In the video, Wessel splits up all tax-paying Americans into five separate Lego piles, with each Lego representing $10,000. Each pile represents how much income each quintile of Americans earns, on average: the lowest-earning 20% averages just $14,248, compared to $306,320 for the highest-earning 20%. But these are just averages: if the 1% of highest earning Americans was broken out into its own pile, Wessel says, their average $2 million-plus income per year would equal a pile over 200 Lego high.

To show how incomes are adjusted after taxes, Wessel then builds smaller Lego piles in blue. The piles are all smaller, sure, but even so, the average after-tax income of the top quintile is $229,360, 17 times that of the bottom. And that gulf is even worse compared to the 1%, where the average after-tax income is $1.34 million in taxes, which means the top 1% earn approximately 97 times as much as the lowest quintile.

Obviously, the goal here isn’t to eliminate income inequality through taxation, just reduce it to sane levels.
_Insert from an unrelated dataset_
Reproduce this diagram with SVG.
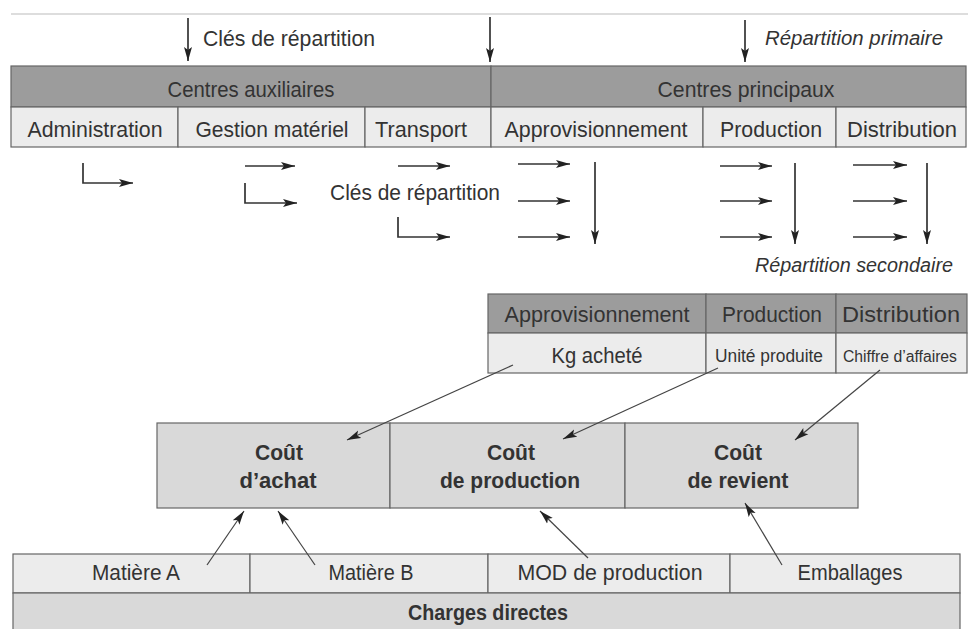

Whether or not these levels are sane is up for debate, although let me point something out: in 1963, the income tax rate of the richest Americans was 91%. It’s now 39.6%. True, that’s still more than anyone else in America pays, but if income inequality is at an all-time high, and taxes on the rich are at a historic low, is the government really taking enough Legos away from the rich kids’ toy boxes?